I got back that familiar feeling of comfort as the day went on. Maybe I just had to get used to him being around again. But only guilt is what I felt during our intimate moments. I can’t shut my thoughts off anymore and enjoy the surrender. There is too much analysis, too much clarity. Now that the sense of finality is right at the door, I feel shame that I’ve given all of me. I’ve never ever wanted to regret anything, but the brain fog was lifted and those stomach butterflies disappeared when our realities were spoken.
My barriers have come up and I can’t live the moment with naive hope like I used to. His loving words don’t mean much anymore, cannot sustain the fantasy. I still can’t help but feel he’s just with me for convenience, to just not to make me sad. I feel he’s getting tired and wearied of this whole relationship himself and is looking for a way out, subconsciously wishing I’ll end it for him.
He’s never leaving Egypt with me, he’s never converting. Why would he when I’m already giving him everything? In his head, even from the very first day, he’s convinced this relationship is going to end. In any case, relationships based on sin, without God’s blessing, rarely work out.
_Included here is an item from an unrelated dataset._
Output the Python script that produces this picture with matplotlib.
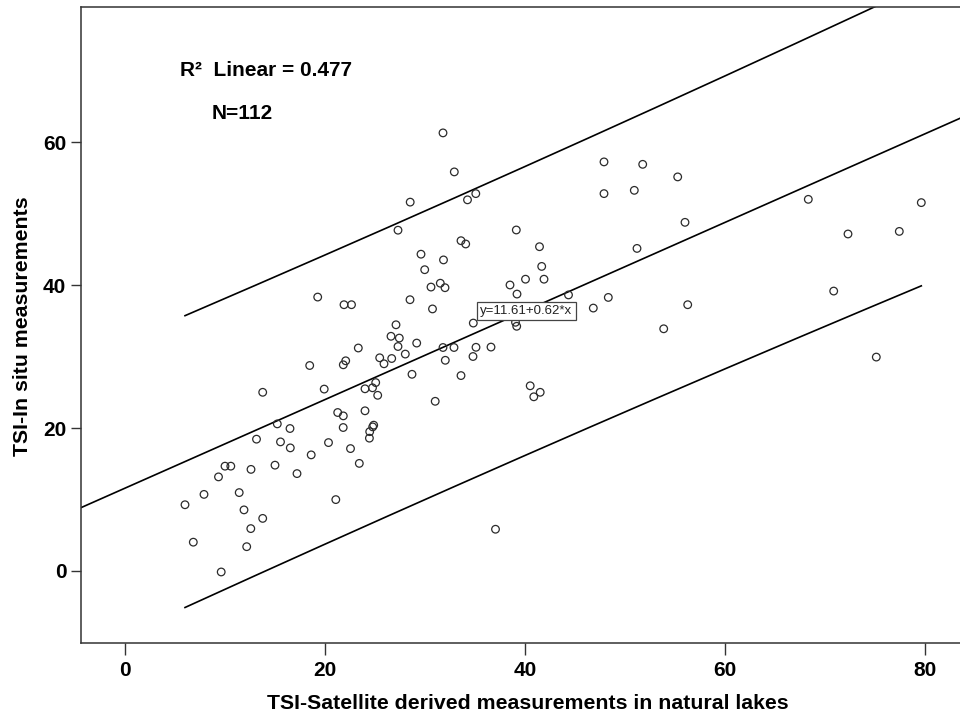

The following week, we went to the North Coast together and stayed at his chalet. I felt both relief and dread being with him all alone away from the city. On one hand, it was truly freeing living alone with him away from the city where we were constantly hiding our affection. I felt so tired being in hiding, and still feel so. It was wonderful experiencing a little freedom and our love in the open.
We went to the beach as a couple, stayed behind closed doors as a couple, dined together as a couple. We went out together in Cairo, but were weary of running into people that knew us. There’s the constant worry of my neighbors noticing how often he comes over and stays.
On the other hand, I couldn’t really tell if fully living together will be harmonious, if there was a future for that. There are still many differences between us in attitude and life perspectives. But it was enlightening to experience real-life living before actual real-life living, which will not happen with us.
Each day I get more and more confused and scared while, simultaneously, I cannot fathom living without him.